Never have anything to do with a document. Sound advice given to young lawyers as they enter a profession where documents frequently lead to the undoing of clients and colleagues.

As a successful litigator, Malcolm Turnbull knows better than most that the provenance of documents — the origin and history of ownership of file notes, emails and correspondence — is crucial to winning a legal argument. And a political one. That’s why his failure to rigorously check the voracity and authenticity of the Godwin Grech email is so curious.

The Leader of the Opposition’s mishandling of the affair suggests a lack of attention to detail, a penchant for conspiracy and a preference for politics as media melodrama, rather than reasoned debate.

The OzCar affair, intended to bring down the Prime Minister and the Federal Government, is now an informal inquiry into Turnbull’s fitness to govern.

Turnbull’s public life is a treatise to the “smoking gun” document and whistleblowing.

Turnbull made his name as a litigator in the “Spycatcher trial”. The litigation, centred around a book revealing secrets about British intelligence agency, MI5, told from a former spy. Turnbull was the young brash lawyer who fought off the British Government’s attempts to suppress the document. His public identity — and perhaps his own self-perception — is shaped by his role in the case. An outsider, getting inside, then offside, power.

Turnbull is quick to finger conspiracy because this is how he experiences politics and power.

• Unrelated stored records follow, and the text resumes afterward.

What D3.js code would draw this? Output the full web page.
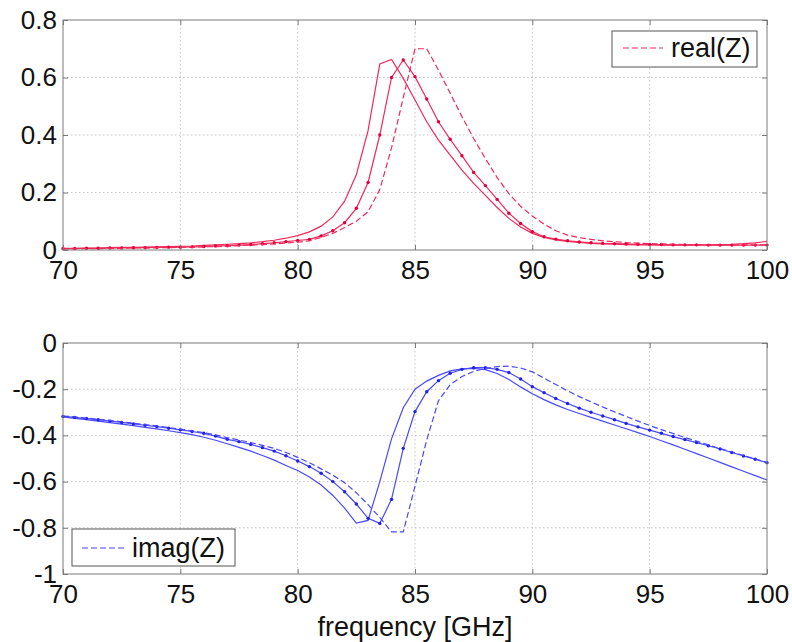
<!DOCTYPE html>
<html>
<head>
<meta charset="utf-8">
<script src="https://cdn.jsdelivr.net/npm/d3@7"></script>
<style>
  html, body { margin: 0; padding: 0; background: #fff; }
  svg { display: block; }
  text { font-family: "Liberation Sans", Arial, sans-serif; fill: #111; }
</style>
</head>
<body>
<div id="chart"></div>
<script>
// ---------------- data ----------------
const freq = [70,70.5,71,71.5,72,72.5,73,73.5,74,74.5,75,75.5,76,76.5,77,77.5,78,78.5,79,79.5,
  80,80.5,81,81.5,82,82.5,83,83.5,84,84.5,85,85.5,86,86.5,87,87.5,88,88.5,89,89.5,
  90,90.5,91,91.5,92,92.5,93,93.5,94,94.5,95,95.5,96,96.5,97,97.5,98,98.5,99,99.5,100];

const realSolid = [.006,.006,.007,.007,.008,.009,.009,.010,.011,.012,.013,.014,.016,.018,.020,.022,.025,.029,.034,.041,
  .050,.063,.083,.115,.170,.262,.415,.647,.663,.597,
  .522,.446,.382,.330,.278,.232,.190,.148,.110,.080,
  .058,.044,.035,.030,.026,.023,.021,.020,.019,.018,
  .018,.017,.017,.017,.017,.018,.019,.020,.022,.025,.030];

const realDot = [.005,.005,.006,.006,.007,.007,.008,.008,.009,.010,.010,.011,.012,.014,.015,.017,.019,.022,.025,.029,
  .033,.037,.049,.067,.095,.145,.235,.400,.600,.661,
  .603,.525,.446,.385,.328,.270,.224,.176,.128,.092,
  .064,.046,.038,.032,.028,.025,.023,.022,.021,.020,
  .019,.019,.018,.018,.018,.017,.017,.017,.017,.017,.017];

const realDash = [.004,.004,.005,.005,.006,.006,.007,.007,.008,.008,.009,.010,.011,.012,.013,.015,.017,.019,.021,.024,
  .027,.032,.044,.058,.078,.100,.133,.210,.355,.530,
  .700,.700,.626,.545,.464,.388,.318,.252,.196,.152,
  .118,.090,.067,.052,.043,.037,.032,.029,.026,.024,
  .022,.021,.020,.019,.019,.018,.018,.018,.018,.018,.018];

const imagSolid = [-.320,-.326,-.332,-.338,-.345,-.351,-.358,-.365,-.372,-.380,-.388,-.397,-.408,-.421,-.436,-.452,-.468,-.487,-.507,-.530,
  -.552,-.580,-.615,-.660,-.715,-.780,-.768,-.600,-.415,-.280,
  -.200,-.165,-.140,-.121,-.112,-.110,-.115,-.132,-.158,-.190,
  -.220,-.245,-.268,-.288,-.305,-.322,-.338,-.355,-.371,-.388,
  -.405,-.423,-.441,-.460,-.479,-.498,-.517,-.536,-.555,-.574,-.593];

const imagDot = [-.318,-.322,-.327,-.332,-.338,-.344,-.350,-.356,-.362,-.369,-.376,-.383,-.391,-.403,-.417,-.427,-.439,-.453,-.468,-.488,
  -.511,-.535,-.564,-.600,-.644,-.697,-.759,-.781,-.677,-.456,
  -.297,-.211,-.163,-.131,-.114,-.107,-.107,-.114,-.128,-.156,
  -.189,-.215,-.240,-.262,-.282,-.300,-.316,-.332,-.348,-.363,
  -.377,-.391,-.405,-.418,-.431,-.445,-.459,-.474,-.489,-.503,-.518];

const imagDash = [-.316,-.320,-.325,-.330,-.335,-.341,-.347,-.353,-.359,-.366,-.373,-.380,-.388,-.398,-.410,-.420,-.431,-.443,-.456,-.474,
  -.495,-.518,-.545,-.572,-.605,-.648,-.700,-.755,-.818,-.818,
  -.620,-.420,-.250,-.180,-.145,-.123,-.110,-.102,-.100,-.108,
  -.125,-.152,-.180,-.207,-.232,-.255,-.277,-.298,-.318,-.338,
  -.357,-.375,-.392,-.409,-.425,-.441,-.457,-.472,-.487,-.502,-.517];

const xTicks = [70,75,80,85,90,95,100];
const yTopTicks = [0,0.2,0.4,0.6,0.8];
const yBotTicks = [-1,-0.8,-0.6,-0.4,-0.2,0];
const xLabel = "frequency [GHz]";
const legendTop = "real(Z)";
const legendBot = "imag(Z)";

// ---------------- layout ----------------
const W = 792, H = 642;
const L = 63, R = 767;
const FS = 26;
const svg = d3.select("#chart").append("svg").attr("width", W).attr("height", H);

const x = d3.scaleLinear().domain([70,100]).range([L,R]);
const yTop = d3.scaleLinear().domain([0,0.8]).range([250,20]);
const yBot = d3.scaleLinear().domain([-1,0]).range([574,343]);

const fmt = d => String(+(+d).toFixed(1));
const gridCol = "#c4c4c4", axisCol = "#7a7a7a";

function panel(y, yTicks) {
  const g = svg.append("g");
  const [y0, y1] = y.range(); // bottom, top
  g.selectAll(".gx").data(xTicks.filter(t => t !== 70 && t !== 100)).join("line")
    .attr("x1", d => x(d)).attr("x2", d => x(d)).attr("y1", y1).attr("y2", y0)
    .attr("stroke", gridCol).attr("stroke-width", 1).attr("stroke-dasharray", "1.5,2.5");
  const yd = y.domain();
  g.selectAll(".gy").data(yTicks.filter(t => t !== yd[0] && t !== yd[1])).join("line")
    .attr("x1", L).attr("x2", R).attr("y1", d => y(d)).attr("y2", d => y(d))
    .attr("stroke", gridCol).attr("stroke-width", 1).attr("stroke-dasharray", "1.5,2.5");
  return g;
}

function axes(y, yTicks) {
  const [y0, y1] = y.range();
  const g = svg.append("g");
  g.append("rect").attr("x", L).attr("y", y1).attr("width", R - L).attr("height", y0 - y1)
    .attr("fill", "none").attr("stroke", axisCol).attr("stroke-width", 1);
  const ab = g.append("g").attr("transform", `translate(0,${y0})`)
    .call(d3.axisBottom(x).tickValues(xTicks).tickSize(-5).tickPadding(11).tickFormat(fmt));
  const at = g.append("g").attr("transform", `translate(0,${y1})`)
    .call(d3.axisTop(x).tickValues(xTicks).tickSize(-5).tickFormat(""));
  const al = g.append("g").attr("transform", `translate(${L},0)`)
    .call(d3.axisLeft(y).tickValues(yTicks).tickSize(-5).tickPadding(6).tickFormat(fmt));
  const ar = g.append("g").attr("transform", `translate(${R},0)`)
    .call(d3.axisRight(y).tickValues(yTicks).tickSize(-5).tickFormat(""));
  [ab, at, al, ar].forEach(a => {
    a.select(".domain").remove();
    a.selectAll("line").attr("stroke", axisCol);
    a.selectAll("text").attr("font-size", FS).attr("font-family", '"Liberation Sans", Arial, sans-serif').attr("fill", "#111");
  });
}

function series(y, vals, color, style, markerColor) {
  const line = d3.line().x((d, i) => x(freq[i])).y(d => y(d));
  const p = svg.append("path").datum(vals).attr("d", line)
    .attr("fill", "none").attr("stroke", color).attr("stroke-width", 1.2);
  if (style === "dash") p.attr("stroke-dasharray", "6,3");
  if (style === "dot") {
    svg.append("g").selectAll("circle").data(vals).join("circle")
      .attr("cx", (d, i) => x(freq[i])).attr("cy", d => y(d)).attr("r", 1.7)
      .attr("fill", markerColor);
  }
}

// top panel
panel(yTop, yTopTicks);
const red = "#f2285a", redM = "#e0003c";
series(yTop, realSolid, red, "solid");
series(yTop, realDot, red, "dot", redM);
series(yTop, realDash, red, "dash");
axes(yTop, yTopTicks);

// bottom panel
panel(yBot, yBotTicks);
const blue = "#4848ff", blueM = "#2020e8";
series(yBot, imagSolid, blue, "solid");
series(yBot, imagDot, blue, "dot", blueM);
series(yBot, imagDash, blue, "dash");
axes(yBot, yBotTicks);

// legends
function legend(bx, by, bw, bh, lx1, lx2, ly, tx, label, color) {
  const g = svg.append("g");
  g.append("rect").attr("x", bx).attr("y", by).attr("width", bw).attr("height", bh)
    .attr("fill", "#fff").attr("stroke", "#555").attr("stroke-width", 1);
  g.append("line").attr("x1", lx1).attr("x2", lx2).attr("y1", ly).attr("y2", ly)
    .attr("stroke", color).attr("stroke-width", 1.2).attr("stroke-dasharray", "6,3");
  g.append("text").attr("x", tx).attr("y", ly).attr("dy", "0.35em")
    .attr("font-size", 27).text(label);
}
legend(612, 31, 145, 36, 623, 663, 48, 671, legendTop, red);
legend(72, 529, 163, 37, 82, 124, 548, 132, legendBot, blue);

// x label
svg.append("text").attr("x", (L + R) / 2).attr("y", 627).attr("dy", "0.35em")
  .attr("text-anchor", "middle").attr("font-size", 27).text(xLabel);
</script>
</body>
</html>
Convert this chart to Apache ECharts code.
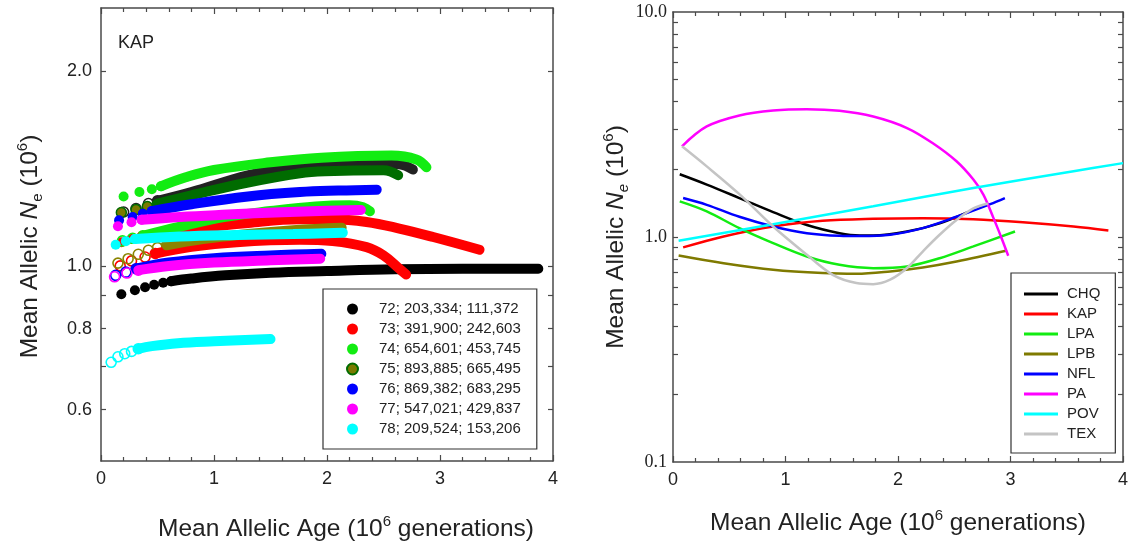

In 2008 Four Corners revealed that Turnbull was the whistleblower who gave the Australian Broadcasting Tribunal private notes that forced Kerry Packer to withdraw from his bid for the Fairfax newspaper group. Turnbull, a former Packer employee, was part of Consortium seeking the company until a fall out with the media magnate caused him to reveal all.

The story revealed that Turnbull, in Deep-Throat disguise, hunkered down in a car and passed notes to a Tribunal employee implicating his former mate in breaches of cross media laws. He’s never denied the story.

This indelible image now looms large in the Ozcar affair.

No doubt, witnessing Grech’s painful evidence before Senate Estimates on Friday caused Turnbull to reflect on his own personal anguish dobbing in a former patron and boss. But for Turnbull his own whistleblowing experience, along with the Spycatcher trial, has skewed his judgment towards seeing everything as conspiracy. His response to the Grant email and Ozcar generally is making mountains over molehills — it looks like Pissweak-gate.

If Godwin Grech is the ultimate, hapless whistleblower — an outsider, offside with the Government — then Turnbull can rely on his role as spy litigator, the dogged advocate of the whistleblower to get him out of this mess.

But if Grech is the ultimate insider, a stooge of the Liberal party in Treasury, then Turnbull is nothing more than a co-conspirator. Whether he will be prepared to dob in colleagues and patrons within his own party to save his skin is now the real story hiding in a paper trail.